Der Sog der Sucht und der Gefahr
Meine Beziehungen waren geprägt von Missbrauch und Kontrolle, oft durch Zuhälter, die mich ausbeuteten. Mit zweiundzwanzig verfiel ich der Drogenabhängigkeit, die 25 Jahre andauerte und mir die Möglichkeit nahm, meine Kinder großzuziehen. Das Leben auf der Straße war immer gefährlich. Ich war ernsthaften Bedrohungen ausgesetzt, sogar mit vorgehaltener Waffe.
Gefangen fühlen, doch Hoffnung finden
Ich hätte nie gedacht, dass ich so lange in diesem Leben bleiben würde, aber die Jahre vergingen, und jetzt fühle ich mich gefangen durch mein Alter, meine Ausgaben und die Angst, nicht für meinen Lebensunterhalt sorgen zu können. Heute miete ich eine kleine Wohnung in der Nähe von Revolución, wo ich mit meinem Sohn und zwei Enkelkindern lebe. Meine älteste Tochter ist ebenfalls in der Prostitution tätig, was mich sehr schmerzt.
Kleine Schritte in Richtung Würde
Trotzdem versuche ich, kleine Jobs zu finden. Ich verkaufe Essen (mit Hilfe der Steyler Missionsschwestern habe ich einen Imbissstand aufgebaut) und helfe auf Märkten. So erfahre ich, dass ich auch andere Dinge tun kann. Diese Momente geben mir Würde und Hoffnung. Trotz der Vorurteile der Gesellschaft werde ich von meinen Nachbarn respektiert. Dennoch schäme ich mich oft und bete um einen anderen Weg.
Was mich jetzt aufrecht hält, ist die Anwesenheit von Sr. Selvi. Ihre Besuche, ihre Fürsorge und ihre Ermutigung geben mir Hoffnung und erinnern mich daran, dass ich nicht allein bin.
Ich träume davon, die Prostitution hinter mir zu lassen und eine andere Zukunft aufzubauen, insbesondere für meine Enkelkinder.
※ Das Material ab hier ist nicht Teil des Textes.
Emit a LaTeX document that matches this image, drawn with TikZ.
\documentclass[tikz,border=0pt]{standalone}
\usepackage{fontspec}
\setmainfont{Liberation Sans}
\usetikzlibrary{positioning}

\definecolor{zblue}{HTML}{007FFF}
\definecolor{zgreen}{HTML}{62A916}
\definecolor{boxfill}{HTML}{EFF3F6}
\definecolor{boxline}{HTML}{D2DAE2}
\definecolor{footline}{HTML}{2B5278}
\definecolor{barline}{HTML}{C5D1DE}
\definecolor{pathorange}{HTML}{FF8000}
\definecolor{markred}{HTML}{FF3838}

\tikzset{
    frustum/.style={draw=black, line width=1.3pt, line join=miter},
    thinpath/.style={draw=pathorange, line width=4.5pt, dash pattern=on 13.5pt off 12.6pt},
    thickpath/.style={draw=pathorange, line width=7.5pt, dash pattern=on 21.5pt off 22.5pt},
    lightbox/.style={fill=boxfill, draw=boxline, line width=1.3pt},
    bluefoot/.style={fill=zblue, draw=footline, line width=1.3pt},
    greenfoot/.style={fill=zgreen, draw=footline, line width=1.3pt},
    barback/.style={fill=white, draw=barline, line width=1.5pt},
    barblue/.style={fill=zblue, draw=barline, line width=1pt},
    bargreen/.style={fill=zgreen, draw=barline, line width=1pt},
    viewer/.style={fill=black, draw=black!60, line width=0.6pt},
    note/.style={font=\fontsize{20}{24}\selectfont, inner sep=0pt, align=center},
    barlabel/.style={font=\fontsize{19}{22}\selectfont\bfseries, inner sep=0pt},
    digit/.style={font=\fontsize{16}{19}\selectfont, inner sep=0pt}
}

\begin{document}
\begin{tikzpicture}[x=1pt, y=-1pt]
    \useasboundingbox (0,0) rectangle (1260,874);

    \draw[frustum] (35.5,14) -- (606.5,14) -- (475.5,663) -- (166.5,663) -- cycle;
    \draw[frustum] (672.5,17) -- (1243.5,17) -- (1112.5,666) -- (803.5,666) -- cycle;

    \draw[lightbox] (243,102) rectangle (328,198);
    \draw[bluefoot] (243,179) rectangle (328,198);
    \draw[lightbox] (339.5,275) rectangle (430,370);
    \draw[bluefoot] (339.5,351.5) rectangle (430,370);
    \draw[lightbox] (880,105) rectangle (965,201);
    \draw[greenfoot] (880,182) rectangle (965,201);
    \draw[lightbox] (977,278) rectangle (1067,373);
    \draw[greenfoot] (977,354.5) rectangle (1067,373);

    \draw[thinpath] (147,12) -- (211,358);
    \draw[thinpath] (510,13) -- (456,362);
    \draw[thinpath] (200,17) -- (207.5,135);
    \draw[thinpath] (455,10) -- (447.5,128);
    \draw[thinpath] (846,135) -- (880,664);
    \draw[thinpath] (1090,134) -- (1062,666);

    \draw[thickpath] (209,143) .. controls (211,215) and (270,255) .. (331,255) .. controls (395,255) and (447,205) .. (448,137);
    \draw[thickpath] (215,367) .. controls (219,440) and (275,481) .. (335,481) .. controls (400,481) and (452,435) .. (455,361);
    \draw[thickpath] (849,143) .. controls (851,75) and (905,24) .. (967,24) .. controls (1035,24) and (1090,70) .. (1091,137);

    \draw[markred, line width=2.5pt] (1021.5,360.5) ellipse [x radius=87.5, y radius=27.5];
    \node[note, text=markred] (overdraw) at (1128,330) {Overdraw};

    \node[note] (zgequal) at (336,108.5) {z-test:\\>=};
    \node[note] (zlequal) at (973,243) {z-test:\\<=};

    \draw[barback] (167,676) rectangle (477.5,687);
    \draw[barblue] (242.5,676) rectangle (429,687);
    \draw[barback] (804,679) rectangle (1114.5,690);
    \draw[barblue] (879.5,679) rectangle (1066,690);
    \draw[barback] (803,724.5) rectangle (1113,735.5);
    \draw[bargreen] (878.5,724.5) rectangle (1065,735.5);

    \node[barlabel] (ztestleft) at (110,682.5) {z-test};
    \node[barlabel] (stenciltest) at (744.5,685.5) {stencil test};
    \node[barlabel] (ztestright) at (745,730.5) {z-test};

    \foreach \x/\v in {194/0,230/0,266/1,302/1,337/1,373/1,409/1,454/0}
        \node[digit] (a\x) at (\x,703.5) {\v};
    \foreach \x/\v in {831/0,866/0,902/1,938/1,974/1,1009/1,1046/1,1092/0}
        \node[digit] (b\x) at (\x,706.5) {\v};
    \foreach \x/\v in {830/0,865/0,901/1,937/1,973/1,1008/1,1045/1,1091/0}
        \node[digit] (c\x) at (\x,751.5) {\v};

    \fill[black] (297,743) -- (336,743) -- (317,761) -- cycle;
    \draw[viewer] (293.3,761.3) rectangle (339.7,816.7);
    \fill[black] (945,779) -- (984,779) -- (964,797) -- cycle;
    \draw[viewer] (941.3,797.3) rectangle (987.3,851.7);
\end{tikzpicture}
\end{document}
Sr. Selvi Selva Raj, die die Frauen begleitet, erzählt ebenfalls ihre Geschichte: Wahre Hilfe beginnt nicht mit Lösungen, sondern mit Empathie. Es ist eine Reise, auf der man den Schwachen zur Seite steht, ohne zu urteilen zuhört und eine Vertrauensbasis schafft, auf der Hoffnung wachsen kann.
Das Herzstück unserer Mission: Empathie vor Aktion
Anderen zu helfen geht über die reine Unterstützung hinaus; es beginnt mit einem offenen Herzen, aufmerksamem Zuhören und tiefem Verständnis – immer ohne zu urteilen. Sobald wir Vertrauen gewonnen haben, können wir Bewusstsein, Motivation und Anleitung bieten und einen sicheren Raum schaffen, in dem sich die Frauen wirklich begleitet fühlen.
Gemeinsam durch Schwierigkeiten und Stärken gehen
Seit Jahren begleite ich diese Frauen, teile ihre Herausforderungen und zeige ihnen, dass sie nicht allein sind. Jede Begegnung hinterlässt Spuren der Unterstützung, Widerstandsfähigkeit und Hoffnung. Selbst in den dunkelsten Momenten entdecken wir, indem wir ihnen zur Seite stehen, dass das Licht immer weiterleuchtet: eine Sonne, die hell scheint und neue Hoffnung schenkt.

Unsere größte Herausforderung: Der Bedarf an sicheren Räumen
Eine unserer größten Herausforderungen ist jedoch der Raum. Wir brauchen sichere Orte in der Nähe ihrer Arbeitsstätten, an denen wir ihnen ohne Risiko zuhören und sie begleiten können.
Derzeit finden unsere monatlichen Treffen in unserer Gemeinschaft statt, die weit von ihrer täglichen Realität entfernt ist, was unsere Reichweite und unsere Fähigkeit, in ihrem Alltag präsent zu sein, einschränkt.
Jeder Schritt hinterlässt bleibende Spuren
Jeder Schritt, den wir mit ihnen gehen, hinterlässt Spuren, die über das Augenmaß hinausgehen und uns daran erinnern, dass eine enge, sichere und beständige Begleitung Leben verändern und eine Zukunft voller Hoffnung aufbauen kann.